WHAT NEEDS TO BE DONE:
The listing below begins with the first line you should copy; stop after the line containing "ax.bar(x + bw / 2, pink_vals, bw, color=pink, zorder=5)", and drop every picture.

MATERIAL PROVIDED:
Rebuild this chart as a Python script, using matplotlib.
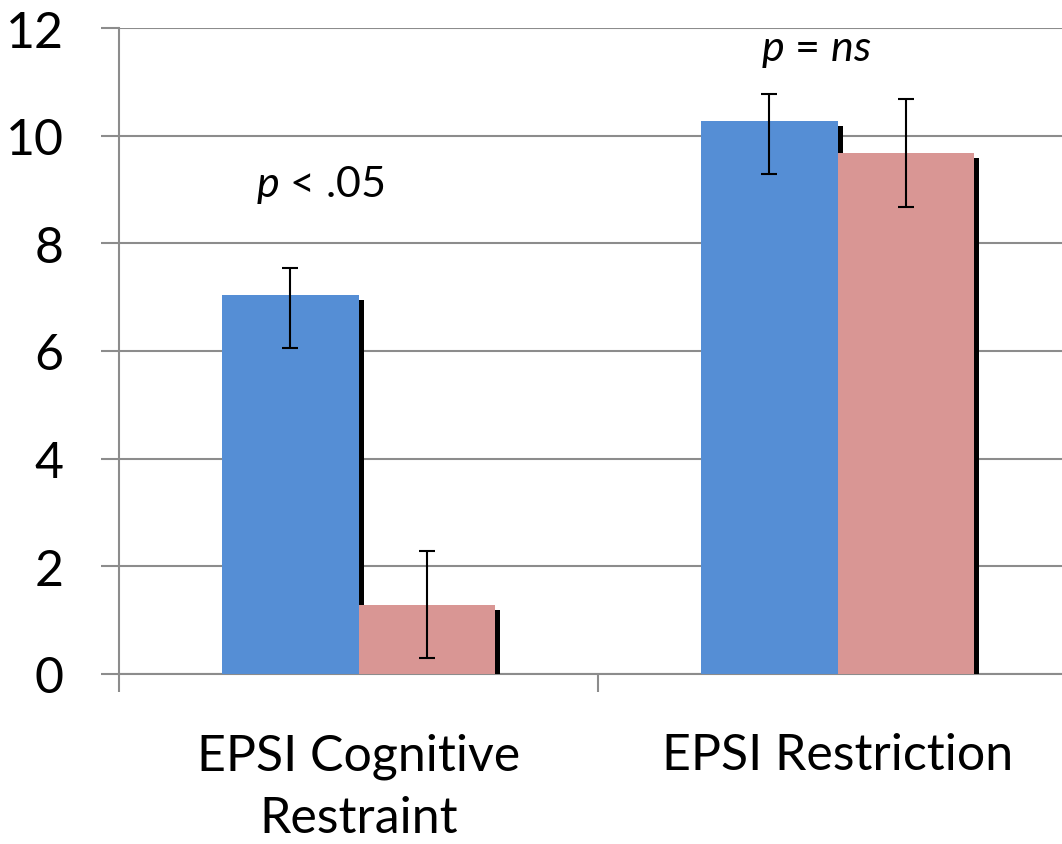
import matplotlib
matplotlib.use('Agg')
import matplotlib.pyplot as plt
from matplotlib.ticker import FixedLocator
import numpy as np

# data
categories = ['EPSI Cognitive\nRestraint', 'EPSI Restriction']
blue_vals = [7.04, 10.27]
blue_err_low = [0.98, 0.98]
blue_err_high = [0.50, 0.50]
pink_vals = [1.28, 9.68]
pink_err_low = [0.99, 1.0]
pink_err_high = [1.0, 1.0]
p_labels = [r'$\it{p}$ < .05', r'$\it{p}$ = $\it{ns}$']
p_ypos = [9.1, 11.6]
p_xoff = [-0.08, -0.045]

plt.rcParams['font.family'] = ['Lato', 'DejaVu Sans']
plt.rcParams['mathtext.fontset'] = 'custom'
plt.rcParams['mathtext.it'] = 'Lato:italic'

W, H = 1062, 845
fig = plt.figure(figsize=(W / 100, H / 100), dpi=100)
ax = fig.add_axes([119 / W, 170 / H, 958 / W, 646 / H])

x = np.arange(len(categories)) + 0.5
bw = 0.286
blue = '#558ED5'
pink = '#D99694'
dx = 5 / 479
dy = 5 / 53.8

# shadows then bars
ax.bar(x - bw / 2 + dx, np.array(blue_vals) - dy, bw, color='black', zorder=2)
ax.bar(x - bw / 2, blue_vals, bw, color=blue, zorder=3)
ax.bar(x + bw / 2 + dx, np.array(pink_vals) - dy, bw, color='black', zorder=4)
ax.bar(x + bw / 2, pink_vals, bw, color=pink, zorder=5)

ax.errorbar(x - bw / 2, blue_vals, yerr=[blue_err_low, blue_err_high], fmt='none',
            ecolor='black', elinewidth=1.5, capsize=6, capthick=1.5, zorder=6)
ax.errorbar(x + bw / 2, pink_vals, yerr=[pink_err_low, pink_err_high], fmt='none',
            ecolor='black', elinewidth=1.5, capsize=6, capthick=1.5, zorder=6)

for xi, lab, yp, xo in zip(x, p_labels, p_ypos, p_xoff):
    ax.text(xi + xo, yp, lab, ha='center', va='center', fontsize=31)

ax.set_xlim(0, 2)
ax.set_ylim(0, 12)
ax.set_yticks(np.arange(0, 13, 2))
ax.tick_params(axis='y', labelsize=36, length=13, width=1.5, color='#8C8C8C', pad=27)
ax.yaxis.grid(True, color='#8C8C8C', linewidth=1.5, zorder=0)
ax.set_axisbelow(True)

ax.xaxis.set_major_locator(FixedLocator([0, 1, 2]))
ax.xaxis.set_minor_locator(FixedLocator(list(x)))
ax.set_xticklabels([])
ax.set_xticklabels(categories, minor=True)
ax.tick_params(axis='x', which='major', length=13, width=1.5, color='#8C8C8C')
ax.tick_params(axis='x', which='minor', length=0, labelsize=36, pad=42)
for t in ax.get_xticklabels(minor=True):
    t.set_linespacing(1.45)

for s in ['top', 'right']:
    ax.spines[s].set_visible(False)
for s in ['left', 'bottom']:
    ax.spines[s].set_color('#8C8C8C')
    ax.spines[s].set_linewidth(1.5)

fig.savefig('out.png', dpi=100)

OUTPUT FOR THIS EXERCISE:
Rebuild this chart as a Python script, using matplotlib.
import matplotlib
matplotlib.use('Agg')
import matplotlib.pyplot as plt
from matplotlib.ticker import FixedLocator
import numpy as np

# data
categories = ['EPSI Cognitive\nRestraint', 'EPSI Restriction']
blue_vals = [7.04, 10.27]
blue_err_low = [0.98, 0.98]
blue_err_high = [0.50, 0.50]
pink_vals = [1.28, 9.68]
pink_err_low = [0.99, 1.0]
pink_err_high = [1.0, 1.0]
p_labels = [r'$\it{p}$ < .05', r'$\it{p}$ = $\it{ns}$']
p_ypos = [9.1, 11.6]
p_xoff = [-0.08, -0.045]

plt.rcParams['font.family'] = ['Lato', 'DejaVu Sans']
plt.rcParams['mathtext.fontset'] = 'custom'
plt.rcParams['mathtext.it'] = 'Lato:italic'

W, H = 1062, 845
fig = plt.figure(figsize=(W / 100, H / 100), dpi=100)
ax = fig.add_axes([119 / W, 170 / H, 958 / W, 646 / H])

x = np.arange(len(categories)) + 0.5
bw = 0.286
blue = '#558ED5'
pink = '#D99694'
dx = 5 / 479
dy = 5 / 53.8

# shadows then bars
ax.bar(x - bw / 2 + dx, np.array(blue_vals) - dy, bw, color='black', zorder=2)
ax.bar(x - bw / 2, blue_vals, bw, color=blue, zorder=3)
ax.bar(x + bw / 2 + dx, np.array(pink_vals) - dy, bw, color='black', zorder=4)
ax.bar(x + bw / 2, pink_vals, bw, color=pink, zorder=5)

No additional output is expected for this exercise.